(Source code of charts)
______

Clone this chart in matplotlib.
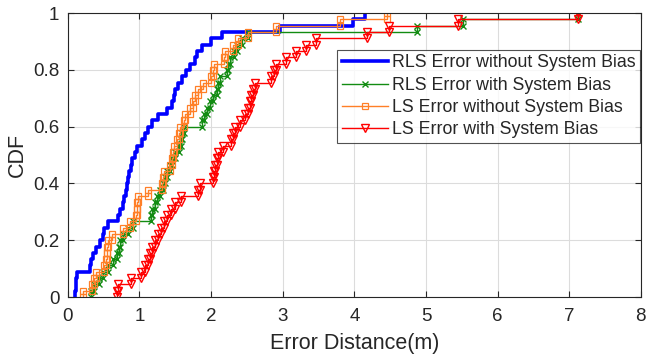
import numpy as np
import matplotlib
matplotlib.use("Agg")
import matplotlib.pyplot as plt

plt.rcParams['font.family'] = ['Liberation Sans', 'DejaVu Sans']

labels = ["RLS Error without System Bias", "RLS Error with System Bias",
          "LS Error without System Bias", "LS Error with System Bias"]

rls_no_bias = [0.10, 0.11, 0.12, 0.13, 0.31, 0.33, 0.35, 0.40, 0.45, 0.49,
               0.50, 0.56, 0.70, 0.73, 0.77, 0.78, 0.81, 0.82, 0.84, 0.85,
               0.88, 0.89, 0.94, 0.97, 1.03, 1.075, 1.12, 1.17, 1.26, 1.38,
               1.45, 1.48, 1.49, 1.54, 1.59, 1.65, 1.70, 1.78, 1.80, 1.87,
               2.00, 2.15, 2.96, 3.98, 4.15]
rls_bias = [0.33, 0.36, 0.44, 0.49, 0.56, 0.63, 0.68, 0.72, 0.73, 0.77,
            0.84, 0.91, 1.16, 1.18, 1.22, 1.25, 1.28, 1.33, 1.36, 1.38,
            1.42, 1.45, 1.49, 1.55, 1.58, 1.60, 1.62, 1.88, 1.90, 1.94,
            1.98, 2.03, 2.08, 2.10, 2.12, 2.22, 2.24, 2.26, 2.32, 2.36,
            2.43, 2.52, 4.87, 5.52, 7.12]
ls_no_bias = [0.21, 0.34, 0.37, 0.40, 0.50, 0.53, 0.54, 0.55, 0.56, 0.61,
              0.77, 0.87, 0.95, 0.96, 0.97, 0.98, 1.12, 1.31, 1.33, 1.34,
              1.42, 1.46, 1.47, 1.48, 1.52, 1.55, 1.56, 1.62, 1.64, 1.70,
              1.75, 1.77, 1.82, 1.89, 2.00, 2.03, 2.04, 2.18, 2.20, 2.31,
              2.38, 2.52, 2.91, 3.80, 4.45]
ls_bias = [0.69, 0.70, 0.88, 1.02, 1.08, 1.12, 1.15, 1.17, 1.22, 1.26,
           1.30, 1.34, 1.38, 1.44, 1.50, 1.58, 1.82, 1.84, 2.03, 2.04,
           2.05, 2.08, 2.10, 2.17, 2.28, 2.31, 2.33, 2.40, 2.47, 2.52,
           2.54, 2.56, 2.58, 2.61, 2.84, 2.88, 2.90, 3.05, 3.19, 3.33,
           3.47, 4.17, 4.48, 5.45, 7.12]

xticks = [0, 1, 2, 3, 4, 5, 6, 7, 8]
yticks = [0, 0.2, 0.4, 0.6, 0.8, 1]
ytick_labels = ["0", "0.2", "0.4", "0.6", "0.8", "1"]


def stair(samples):
    x = np.sort(np.asarray(samples, dtype=float))
    n = len(x)
    y = np.arange(1, n + 1) / n
    xs = np.repeat(x, 2)
    ys = np.empty(2 * n)
    ys[0::2] = np.concatenate([[0.0], y[:-1]])
    ys[1::2] = y
    return xs, ys


fig = plt.figure(figsize=(6.46, 3.64), dpi=100)
ax = fig.add_axes([0.105, 0.184, 0.887, 0.780])

styles = [
    dict(color='#0000FF', lw=2.6, marker=None),
    dict(color='#128C12', lw=1.0, marker='x', ms=4.5, mew=1.0),
    dict(color='#FF7F27', lw=1.0, marker='s', ms=4.5, mfc='none', mew=0.9),
    dict(color='#FF0000', lw=1.0, marker='v', ms=6, mfc='none', mew=1.0),
]
series = [rls_no_bias, rls_bias, ls_no_bias, ls_bias]
for data, lab, st in zip(series, labels, styles):
    xs, ys = stair(data)
    ax.plot(xs, ys, label=lab, **st)

ax.set_xlim(0, 8)
ax.set_ylim(0, 1)
ax.set_xticks(xticks)
ax.set_yticks(yticks)
ax.set_yticklabels(ytick_labels)
ax.grid(True, color='#DCDCDC', lw=0.8)
ax.set_axisbelow(True)
ax.tick_params(direction='in', top=True, right=True, length=4,
               labelsize=13.5, colors='#262626')
ax.tick_params(axis='x', pad=8)
ax.tick_params(axis='y', pad=6)
for s in ax.spines.values():
    s.set_color('#262626')
    s.set_linewidth(0.8)
ax.set_xlabel("Error Distance(m)", fontsize=15.5, color='#262626', labelpad=6)
ax.set_ylabel("CDF", fontsize=15.5, color='#262626', labelpad=4)

leg = ax.legend(loc='upper right', bbox_to_anchor=(0.998, 0.87),
                borderaxespad=0, fontsize=12.8, frameon=True, fancybox=False,
                edgecolor='#262626', handlelength=2.6, handletextpad=0.2,
                labelspacing=0.3, borderpad=0.25, labelcolor='#262626')
leg.get_frame().set_linewidth(0.8)

fig.savefig("out.png", dpi=100)
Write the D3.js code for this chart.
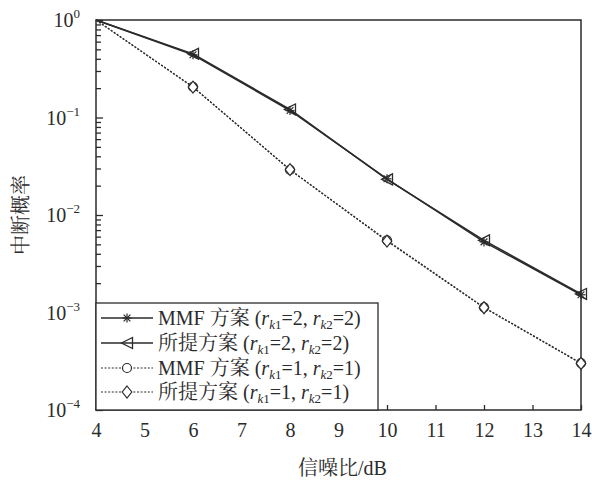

______

> [Goal] Give the number of lines above in which the word "matplotlib" occurs, with nothing else.

> [Reply to the exercise] 4